_Task brief_. From the first line of the data below through the line holding "x_ticks = [0, 5, 10, 15, 20]", output each line exactly and leave the pictures out.

================================

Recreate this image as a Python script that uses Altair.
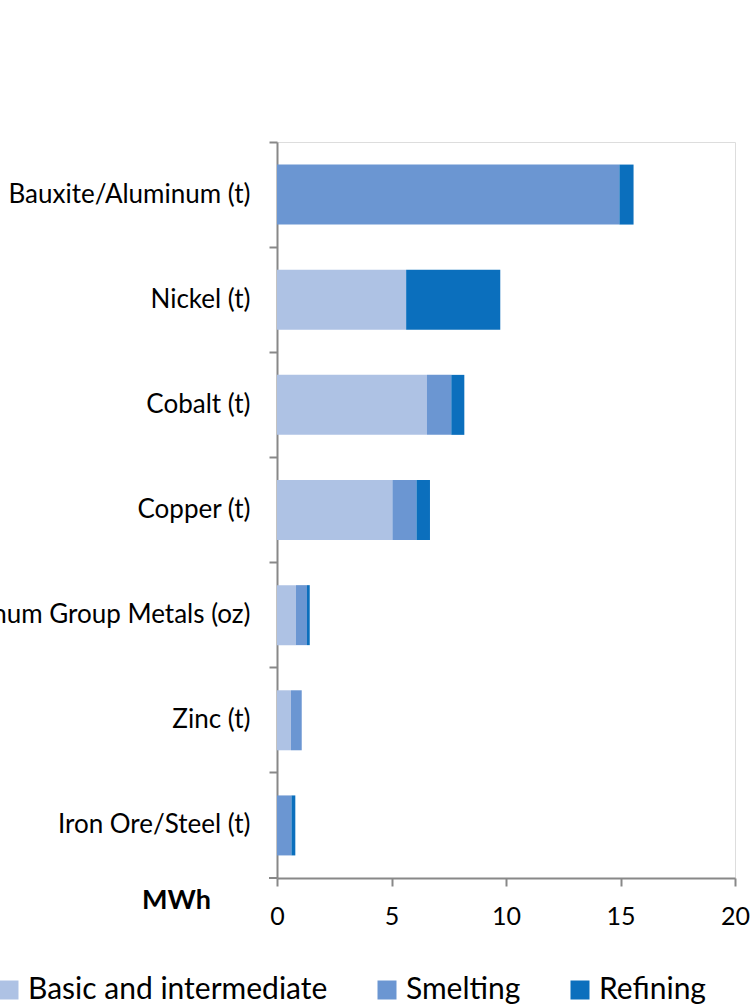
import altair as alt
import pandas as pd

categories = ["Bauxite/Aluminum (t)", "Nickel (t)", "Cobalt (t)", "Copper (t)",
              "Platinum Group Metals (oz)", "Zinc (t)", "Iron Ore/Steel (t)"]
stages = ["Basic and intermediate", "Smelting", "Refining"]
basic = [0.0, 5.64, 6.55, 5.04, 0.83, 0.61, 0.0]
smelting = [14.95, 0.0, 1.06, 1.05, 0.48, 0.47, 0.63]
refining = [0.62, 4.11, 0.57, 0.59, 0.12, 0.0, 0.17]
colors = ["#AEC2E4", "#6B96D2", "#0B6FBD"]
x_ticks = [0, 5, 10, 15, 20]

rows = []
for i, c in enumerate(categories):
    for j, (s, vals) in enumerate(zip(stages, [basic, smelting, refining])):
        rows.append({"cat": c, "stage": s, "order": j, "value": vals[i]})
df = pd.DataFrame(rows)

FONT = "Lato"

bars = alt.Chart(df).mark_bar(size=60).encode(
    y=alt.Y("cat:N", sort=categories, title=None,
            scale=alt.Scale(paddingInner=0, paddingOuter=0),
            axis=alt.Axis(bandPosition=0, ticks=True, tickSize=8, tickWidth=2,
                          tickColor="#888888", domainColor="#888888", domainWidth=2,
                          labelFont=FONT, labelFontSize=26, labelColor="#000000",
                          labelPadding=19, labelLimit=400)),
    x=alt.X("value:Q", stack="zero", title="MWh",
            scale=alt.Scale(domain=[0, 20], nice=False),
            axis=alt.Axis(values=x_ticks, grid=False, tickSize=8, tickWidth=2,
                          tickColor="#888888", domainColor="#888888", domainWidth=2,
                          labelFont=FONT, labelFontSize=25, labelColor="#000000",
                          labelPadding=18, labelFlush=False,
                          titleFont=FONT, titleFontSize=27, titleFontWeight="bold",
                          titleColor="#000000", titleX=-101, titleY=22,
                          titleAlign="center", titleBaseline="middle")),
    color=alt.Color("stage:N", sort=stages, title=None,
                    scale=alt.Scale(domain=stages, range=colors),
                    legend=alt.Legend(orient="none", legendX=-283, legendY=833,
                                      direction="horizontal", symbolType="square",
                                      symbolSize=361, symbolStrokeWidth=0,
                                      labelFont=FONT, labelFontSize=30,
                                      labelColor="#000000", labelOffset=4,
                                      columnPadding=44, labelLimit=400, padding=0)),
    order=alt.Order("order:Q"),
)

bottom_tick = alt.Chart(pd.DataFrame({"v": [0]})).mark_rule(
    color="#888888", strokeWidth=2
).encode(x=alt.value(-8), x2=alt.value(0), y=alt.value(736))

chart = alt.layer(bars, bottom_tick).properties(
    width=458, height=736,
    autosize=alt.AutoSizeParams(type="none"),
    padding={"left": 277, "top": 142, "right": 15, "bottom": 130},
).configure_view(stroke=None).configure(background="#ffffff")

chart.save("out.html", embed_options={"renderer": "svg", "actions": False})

================================

_Answer to the problem_.
Recreate this image as a Python script that uses Altair.
import altair as alt
import pandas as pd

categories = ["Bauxite/Aluminum (t)", "Nickel (t)", "Cobalt (t)", "Copper (t)",
              "Platinum Group Metals (oz)", "Zinc (t)", "Iron Ore/Steel (t)"]
stages = ["Basic and intermediate", "Smelting", "Refining"]
basic = [0.0, 5.64, 6.55, 5.04, 0.83, 0.61, 0.0]
smelting = [14.95, 0.0, 1.06, 1.05, 0.48, 0.47, 0.63]
refining = [0.62, 4.11, 0.57, 0.59, 0.12, 0.0, 0.17]
colors = ["#AEC2E4", "#6B96D2", "#0B6FBD"]
x_ticks = [0, 5, 10, 15, 20]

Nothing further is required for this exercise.